Exercise requirements
Begin with the first line of the material and copy each line word for word through the line that contains "const mwPalmCot = [30.0, 80.0, 93.0];"; the pictures are left out.

Dataset content
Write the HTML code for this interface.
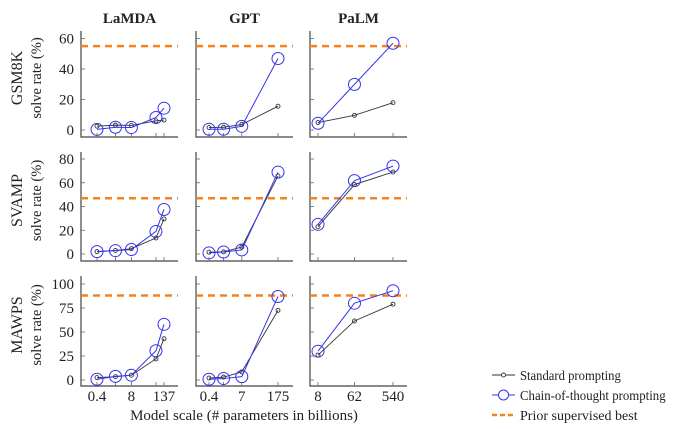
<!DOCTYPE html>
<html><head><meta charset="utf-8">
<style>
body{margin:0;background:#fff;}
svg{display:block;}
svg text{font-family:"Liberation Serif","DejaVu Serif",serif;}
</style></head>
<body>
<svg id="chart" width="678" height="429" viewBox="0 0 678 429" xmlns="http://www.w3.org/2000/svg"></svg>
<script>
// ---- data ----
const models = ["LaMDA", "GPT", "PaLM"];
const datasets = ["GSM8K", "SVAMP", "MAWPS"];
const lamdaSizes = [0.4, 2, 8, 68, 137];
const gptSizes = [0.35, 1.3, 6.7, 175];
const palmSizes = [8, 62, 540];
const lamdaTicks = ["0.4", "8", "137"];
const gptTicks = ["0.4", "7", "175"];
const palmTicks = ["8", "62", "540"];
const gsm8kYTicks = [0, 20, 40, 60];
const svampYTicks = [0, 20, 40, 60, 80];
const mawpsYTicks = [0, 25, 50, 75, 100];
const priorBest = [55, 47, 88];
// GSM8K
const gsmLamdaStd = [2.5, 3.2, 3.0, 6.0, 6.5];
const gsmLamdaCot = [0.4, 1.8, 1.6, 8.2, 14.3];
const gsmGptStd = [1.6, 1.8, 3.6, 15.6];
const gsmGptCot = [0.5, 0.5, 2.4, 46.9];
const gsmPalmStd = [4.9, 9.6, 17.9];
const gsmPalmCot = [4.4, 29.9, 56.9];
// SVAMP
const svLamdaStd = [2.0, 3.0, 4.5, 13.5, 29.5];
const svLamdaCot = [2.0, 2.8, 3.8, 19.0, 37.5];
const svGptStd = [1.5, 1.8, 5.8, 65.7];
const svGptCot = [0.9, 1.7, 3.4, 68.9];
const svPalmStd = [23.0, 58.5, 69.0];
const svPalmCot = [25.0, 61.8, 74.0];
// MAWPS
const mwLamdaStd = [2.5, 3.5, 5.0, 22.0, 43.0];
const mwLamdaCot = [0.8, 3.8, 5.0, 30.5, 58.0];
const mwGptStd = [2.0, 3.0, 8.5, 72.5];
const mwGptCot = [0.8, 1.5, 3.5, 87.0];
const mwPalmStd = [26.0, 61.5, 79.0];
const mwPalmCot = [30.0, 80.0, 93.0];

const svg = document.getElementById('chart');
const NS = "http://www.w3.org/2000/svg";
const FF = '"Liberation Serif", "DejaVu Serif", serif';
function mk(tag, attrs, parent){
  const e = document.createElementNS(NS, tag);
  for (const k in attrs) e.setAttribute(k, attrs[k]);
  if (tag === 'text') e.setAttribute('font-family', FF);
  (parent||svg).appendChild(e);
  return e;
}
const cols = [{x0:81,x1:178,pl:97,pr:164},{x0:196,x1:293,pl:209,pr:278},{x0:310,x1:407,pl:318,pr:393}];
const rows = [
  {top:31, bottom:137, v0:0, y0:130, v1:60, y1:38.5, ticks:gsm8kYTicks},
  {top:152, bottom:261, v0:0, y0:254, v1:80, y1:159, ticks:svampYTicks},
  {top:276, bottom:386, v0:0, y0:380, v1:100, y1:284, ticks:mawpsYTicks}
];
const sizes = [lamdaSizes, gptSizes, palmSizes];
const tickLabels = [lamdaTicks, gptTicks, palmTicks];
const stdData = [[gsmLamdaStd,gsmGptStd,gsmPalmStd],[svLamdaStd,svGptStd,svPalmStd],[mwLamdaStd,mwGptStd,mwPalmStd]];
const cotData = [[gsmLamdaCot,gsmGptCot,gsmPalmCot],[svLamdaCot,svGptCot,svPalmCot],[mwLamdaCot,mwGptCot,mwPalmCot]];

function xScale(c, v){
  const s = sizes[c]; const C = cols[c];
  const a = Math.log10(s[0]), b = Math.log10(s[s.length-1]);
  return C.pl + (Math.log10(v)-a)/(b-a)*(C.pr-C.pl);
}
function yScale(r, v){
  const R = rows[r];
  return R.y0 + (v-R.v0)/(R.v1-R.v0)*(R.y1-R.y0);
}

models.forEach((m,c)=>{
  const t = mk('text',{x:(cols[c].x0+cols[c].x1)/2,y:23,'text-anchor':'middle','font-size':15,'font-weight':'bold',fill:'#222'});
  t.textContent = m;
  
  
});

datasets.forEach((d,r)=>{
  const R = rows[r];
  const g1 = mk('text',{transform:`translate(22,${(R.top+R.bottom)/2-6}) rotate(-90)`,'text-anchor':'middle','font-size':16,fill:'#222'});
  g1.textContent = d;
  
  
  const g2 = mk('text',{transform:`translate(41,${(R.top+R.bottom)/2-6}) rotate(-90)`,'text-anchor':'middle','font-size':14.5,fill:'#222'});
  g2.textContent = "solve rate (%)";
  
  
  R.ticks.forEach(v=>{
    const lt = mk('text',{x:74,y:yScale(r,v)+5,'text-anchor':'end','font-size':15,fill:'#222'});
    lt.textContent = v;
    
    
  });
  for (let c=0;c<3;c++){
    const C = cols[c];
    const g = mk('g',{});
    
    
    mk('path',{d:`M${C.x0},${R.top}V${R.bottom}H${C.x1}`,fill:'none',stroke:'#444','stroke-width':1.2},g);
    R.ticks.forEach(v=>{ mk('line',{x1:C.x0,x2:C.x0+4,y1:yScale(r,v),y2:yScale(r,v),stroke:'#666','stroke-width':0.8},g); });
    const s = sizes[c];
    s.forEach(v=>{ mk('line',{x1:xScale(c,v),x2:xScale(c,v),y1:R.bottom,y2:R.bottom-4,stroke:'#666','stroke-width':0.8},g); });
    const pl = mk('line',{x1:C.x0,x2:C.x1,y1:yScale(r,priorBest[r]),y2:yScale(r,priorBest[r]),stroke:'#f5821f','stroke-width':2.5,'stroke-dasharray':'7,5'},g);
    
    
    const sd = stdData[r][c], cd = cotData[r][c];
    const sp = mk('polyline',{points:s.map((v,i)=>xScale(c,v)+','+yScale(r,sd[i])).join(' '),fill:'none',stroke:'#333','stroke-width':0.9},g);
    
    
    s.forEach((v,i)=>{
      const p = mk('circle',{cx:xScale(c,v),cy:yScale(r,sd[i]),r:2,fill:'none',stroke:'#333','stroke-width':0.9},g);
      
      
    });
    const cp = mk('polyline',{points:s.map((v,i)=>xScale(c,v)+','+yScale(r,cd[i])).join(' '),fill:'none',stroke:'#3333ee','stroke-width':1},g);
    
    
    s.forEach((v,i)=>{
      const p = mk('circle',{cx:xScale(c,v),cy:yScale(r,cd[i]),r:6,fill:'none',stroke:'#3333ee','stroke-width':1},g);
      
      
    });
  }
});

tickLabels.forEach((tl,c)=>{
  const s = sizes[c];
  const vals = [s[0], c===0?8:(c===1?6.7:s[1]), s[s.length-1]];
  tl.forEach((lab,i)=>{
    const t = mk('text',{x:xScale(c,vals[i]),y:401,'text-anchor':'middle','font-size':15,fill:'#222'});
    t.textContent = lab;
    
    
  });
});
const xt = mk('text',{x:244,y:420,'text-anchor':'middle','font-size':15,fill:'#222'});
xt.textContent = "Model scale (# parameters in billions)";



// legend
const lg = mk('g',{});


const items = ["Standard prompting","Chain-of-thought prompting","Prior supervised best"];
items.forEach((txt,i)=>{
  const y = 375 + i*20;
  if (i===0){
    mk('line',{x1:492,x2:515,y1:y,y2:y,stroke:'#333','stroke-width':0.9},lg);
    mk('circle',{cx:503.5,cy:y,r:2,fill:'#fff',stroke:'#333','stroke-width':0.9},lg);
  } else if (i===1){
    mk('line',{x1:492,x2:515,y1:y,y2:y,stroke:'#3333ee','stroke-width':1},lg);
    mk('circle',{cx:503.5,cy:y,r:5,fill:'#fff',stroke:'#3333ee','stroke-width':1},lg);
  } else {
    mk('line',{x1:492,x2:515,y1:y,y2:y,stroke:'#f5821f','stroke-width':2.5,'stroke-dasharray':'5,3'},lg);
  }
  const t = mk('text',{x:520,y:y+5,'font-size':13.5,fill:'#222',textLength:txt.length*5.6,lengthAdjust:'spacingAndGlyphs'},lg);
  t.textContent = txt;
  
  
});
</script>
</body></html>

Solved problem
Write the HTML code for this interface.
<!DOCTYPE html>
<html><head><meta charset="utf-8">
<style>
body{margin:0;background:#fff;}
svg{display:block;}
svg text{font-family:"Liberation Serif","DejaVu Serif",serif;}
</style></head>
<body>
<svg id="chart" width="678" height="429" viewBox="0 0 678 429" xmlns="http://www.w3.org/2000/svg"></svg>
<script>
// ---- data ----
const models = ["LaMDA", "GPT", "PaLM"];
const datasets = ["GSM8K", "SVAMP", "MAWPS"];
const lamdaSizes = [0.4, 2, 8, 68, 137];
const gptSizes = [0.35, 1.3, 6.7, 175];
const palmSizes = [8, 62, 540];
const lamdaTicks = ["0.4", "8", "137"];
const gptTicks = ["0.4", "7", "175"];
const palmTicks = ["8", "62", "540"];
const gsm8kYTicks = [0, 20, 40, 60];
const svampYTicks = [0, 20, 40, 60, 80];
const mawpsYTicks = [0, 25, 50, 75, 100];
const priorBest = [55, 47, 88];
// GSM8K
const gsmLamdaStd = [2.5, 3.2, 3.0, 6.0, 6.5];
const gsmLamdaCot = [0.4, 1.8, 1.6, 8.2, 14.3];
const gsmGptStd = [1.6, 1.8, 3.6, 15.6];
const gsmGptCot = [0.5, 0.5, 2.4, 46.9];
const gsmPalmStd = [4.9, 9.6, 17.9];
const gsmPalmCot = [4.4, 29.9, 56.9];
// SVAMP
const svLamdaStd = [2.0, 3.0, 4.5, 13.5, 29.5];
const svLamdaCot = [2.0, 2.8, 3.8, 19.0, 37.5];
const svGptStd = [1.5, 1.8, 5.8, 65.7];
const svGptCot = [0.9, 1.7, 3.4, 68.9];
const svPalmStd = [23.0, 58.5, 69.0];
const svPalmCot = [25.0, 61.8, 74.0];
// MAWPS
const mwLamdaStd = [2.5, 3.5, 5.0, 22.0, 43.0];
const mwLamdaCot = [0.8, 3.8, 5.0, 30.5, 58.0];
const mwGptStd = [2.0, 3.0, 8.5, 72.5];
const mwGptCot = [0.8, 1.5, 3.5, 87.0];
const mwPalmStd = [26.0, 61.5, 79.0];
const mwPalmCot = [30.0, 80.0, 93.0];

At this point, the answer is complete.